The HC order had stated, “It will be the duty of the CBI to get to the bottom of things and file such charge sheet/sheets, as the investigation revealed and necessitates. The action hereinabove shall be completed within a period of four months on the receipt of this order. Towards such end, the Director, Central Bureau of Investigation, New Delhi is directed to appoint a special team for investigation as above ordered."
While the FIR comes a month after the deadline given by the HC, the CBI has handed over the responsibility of investigation to Deputy SP R Ravi. The CBI has further confirmed that they have taken up the probe and that the police firing along with related incidents will be investigated. The investigative agency is also looking into allegations of 'public servant framing incorrect document with intent to cause injury, robbery, dacoity, punishment for criminal intimidation and Acts done by several persons in furtherance of common intention'.
Following the protests in Thoothukudi and subsequent shooting, the police and district authorities largely maintained that the loss of life was a result of an intelligence failure and was an unplanned effort to protect government buildings and authorities.
But visuals telecast by Tamil TV channels showed policemen in plain clothes taking aim from top of a police van and firing at protesters. In a sequence of events caught on video, a policeman in a yellow t-shirt is standing on top of the van and shooting with a rifle. Later, another policeman in a black t-shirt climbs to the top of the van, lies down and takes aim to shoot. The protesters don’t seem to be in the near vicinity of the police. Other reports say that police took aim from vantage points on roofs of buildings too.
While the visuals enraged activists and the public, the audio heard in the background was even more chilling. As a policeman is on top of the van, a voice in the background can be heard saying, “At least one should die.”
The video was shot from the vicinity of the police officers and one can see that mostly policemen are around the van.

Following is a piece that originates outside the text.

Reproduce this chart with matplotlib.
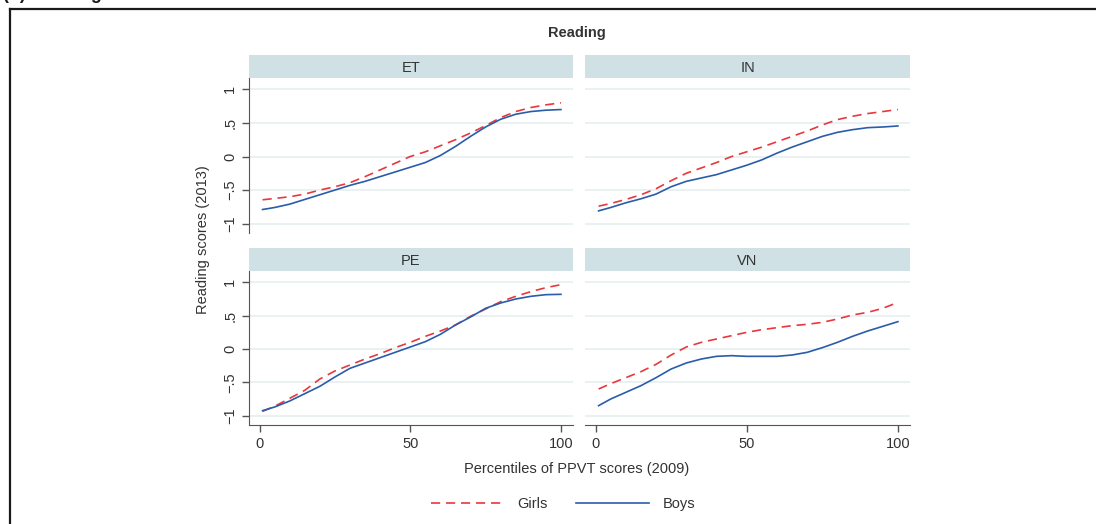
import numpy as np
import matplotlib
matplotlib.use("Agg")
import matplotlib.pyplot as plt
from matplotlib.lines import Line2D

plt.rcParams['font.family'] = ['Liberation Sans', 'DejaVu Sans']

# percentiles of PPVT scores (2009)
pct = [1, 5, 10, 15, 20, 25, 30, 35, 40, 45, 50, 55, 60, 65, 70, 75, 80, 85, 90, 95, 100]

et_girls = [-0.645, -0.625, -0.60, -0.56, -0.50, -0.45, -0.39, -0.30, -0.20, -0.10, 0.00,
            0.07, 0.16, 0.25, 0.35, 0.46, 0.58, 0.67, 0.73, 0.77, 0.80]
et_boys = [-0.79, -0.76, -0.71, -0.64, -0.57, -0.50, -0.43, -0.37, -0.30, -0.23, -0.16,
           -0.09, 0.015, 0.15, 0.30, 0.44, 0.555, 0.63, 0.67, 0.69, 0.70]
in_girls = [-0.74, -0.70, -0.64, -0.57, -0.48, -0.36, -0.25, -0.17, -0.09, 0.00, 0.07,
            0.14, 0.22, 0.30, 0.38, 0.47, 0.55, 0.60, 0.64, 0.67, 0.70]
in_boys = [-0.81, -0.76, -0.69, -0.63, -0.56, -0.45, -0.37, -0.32, -0.27, -0.20, -0.13,
           -0.05, 0.05, 0.14, 0.22, 0.30, 0.36, 0.40, 0.43, 0.44, 0.455]
pe_girls = [-0.935, -0.86, -0.74, -0.62, -0.45, -0.33, -0.24, -0.15, -0.07, 0.02, 0.10,
            0.19, 0.27, 0.36, 0.49, 0.60, 0.71, 0.79, 0.86, 0.92, 0.965]
pe_boys = [-0.925, -0.87, -0.78, -0.67, -0.56, -0.42, -0.29, -0.21, -0.13, -0.05, 0.03,
           0.11, 0.22, 0.36, 0.48, 0.61, 0.69, 0.75, 0.79, 0.815, 0.82]
vn_girls = [-0.60, -0.52, -0.43, -0.34, -0.23, -0.09, 0.03, 0.10, 0.15, 0.20, 0.25,
            0.29, 0.32, 0.35, 0.37, 0.40, 0.45, 0.51, 0.55, 0.61, 0.70]
vn_boys = [-0.85, -0.75, -0.65, -0.55, -0.43, -0.30, -0.21, -0.15, -0.11, -0.10, -0.11,
           -0.11, -0.11, -0.09, -0.05, 0.02, 0.10, 0.19, 0.27, 0.34, 0.41]

countries = ["ET", "IN", "PE", "VN"]
girls = [et_girls, in_girls, pe_girls, vn_girls]
boys = [et_boys, in_boys, pe_boys, vn_boys]

yticks = [-1, -0.5, 0, 0.5, 1]
ytick_labels = ["\u22121", "\u2212.5", "0", ".5", "1"]
xticks = [0, 50, 100]

W, H = 1096, 524
RED = "#e8383d"
BLUE = "#2a5caa"
STRIP = "#d0e1e6"
GRID = "#e6eff1"
AXC = "#555555"
TXT = "#333333"
FS = 10.5

fig = plt.figure(figsize=(W / 100, H / 100), dpi=100)

# panel boxes in pixels: (left, top, right, bottom)
boxes = [(249, 78, 573, 233), (585, 78, 910, 233),
         (249, 271, 573, 425), (585, 271, 910, 425)]

for i, (name, g, b) in enumerate(zip(countries, girls, boys)):
    l, t, r, btm = boxes[i]
    ax = fig.add_axes([l / W, 1 - btm / H, (r - l) / W, (btm - t) / H])
    ax.set_xlim(-3.5, 104)
    ax.set_ylim(-1.14, 1.17)
    for y in yticks:
        ax.axhline(y, color=GRID, lw=1.2, zorder=0)
    ax.plot(pct, g, color=RED, ls=(0, (5.5, 3.5)), lw=1.2)
    ax.plot(pct, b, color=BLUE, lw=1.2)
    for s in ax.spines.values():
        s.set_visible(False)
    ax.set_yticks(yticks)
    ax.set_xticks(xticks)
    ax.tick_params(colors=AXC, labelcolor=TXT, labelsize=FS, length=5, width=1)
    if i % 2 == 0:
        ax.spines['left'].set_visible(True)
        ax.spines['left'].set_color(AXC)
        ax.set_yticklabels(ytick_labels, rotation=90, va='center')
    else:
        ax.tick_params(axis='y', left=False, labelleft=False)
    if i >= 2:
        ax.spines['bottom'].set_visible(True)
        ax.spines['bottom'].set_color(AXC)
    else:
        ax.tick_params(axis='x', bottom=False, labelbottom=False)

    # strip
    sax = fig.add_axes([l / W, 1 - t / H, (r - l) / W, 23 / H])
    sax.set_facecolor(STRIP)
    sax.set_xticks([])
    sax.set_yticks([])
    for s in sax.spines.values():
        s.set_visible(False)
    sax.text(0.5, 0.5, name, ha='center', va='center_baseline', fontsize=FS, color=TXT,
             transform=sax.transAxes)

fig.text(577 / W, 1 - 32 / H, "Reading", ha='center', va='center_baseline', fontsize=FS,
         weight='bold', color=TXT)
fig.text(203 / W, 1 - 240 / H, "Reading scores (2013)", rotation=90, ha='center',
         va='center', fontsize=FS, color=TXT)
fig.text(577 / W, 1 - 468 / H, "Percentiles of PPVT scores (2009)", ha='center',
         va='center_baseline', fontsize=FS, color=TXT)

handles = [Line2D([], [], color=RED, ls=(0, (5.5, 3.5)), lw=1.2),
           Line2D([], [], color=BLUE, lw=1.2)]
fig.legend(handles, ["Girls", "Boys"], loc='center', bbox_to_anchor=(563 / W, 1 - 504 / H),
           ncol=2, frameon=False, fontsize=FS, handlelength=5.0, columnspacing=2.0,
           handletextpad=0.9, labelcolor=TXT)

# outer frame (top and left edges visible)
fig.add_artist(Line2D([9.5 / W, 1], [1 - 9 / H, 1 - 9 / H], color="#1a1a1a", lw=1.6))
fig.add_artist(Line2D([10 / W, 10 / W], [0, 1 - 9 / H], color="#1a1a1a", lw=1.6))
fig.text(3 / W, 1 + 1 / H, "(b) Reading", ha='left', va='baseline', fontsize=13,
         weight='bold', color="#1a1a1a")

fig.savefig("out.png", dpi=100)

It was, however, not clear as to who exactly made that statement. But the audio exposed the intention of at least some of the policemen who were assembled there to control the protesters. The rules of engagement for police officers in India make it very clear that the use of firearms to control a crowd is allowed only in extreme and exceptional circumstances, and as a preventive measure, not as a punitive measure.
Moreover, an FIR, filed against 20 citizen groups in the district and a copy of which is in TNM’s possession, states that it was a 'Deputy Tahsildar' who gave the green signal to the police to shoot at demonstrators. But legal experts said that only the magistrate or an official vested with powers of the magistrate can order for shooting.
"As per the code of criminal procedure, the magistrate can delegate power to issue such an order to the - Collector, RDO, Tahsildar or zonal Tahsildar. This is done in the case of an emergency. It is not a time-consuming process. A government order has to be passed," a former judge of the Madras High Court, Justice K Chandru told TNM.
"But from all my years in the legal system, I can tell that no GO (Government order) would have been passed in this instance. The action comes first and later the necessary documentation will be cooked up. The police know that the administration will protect them, so they go ahead and act first," he added.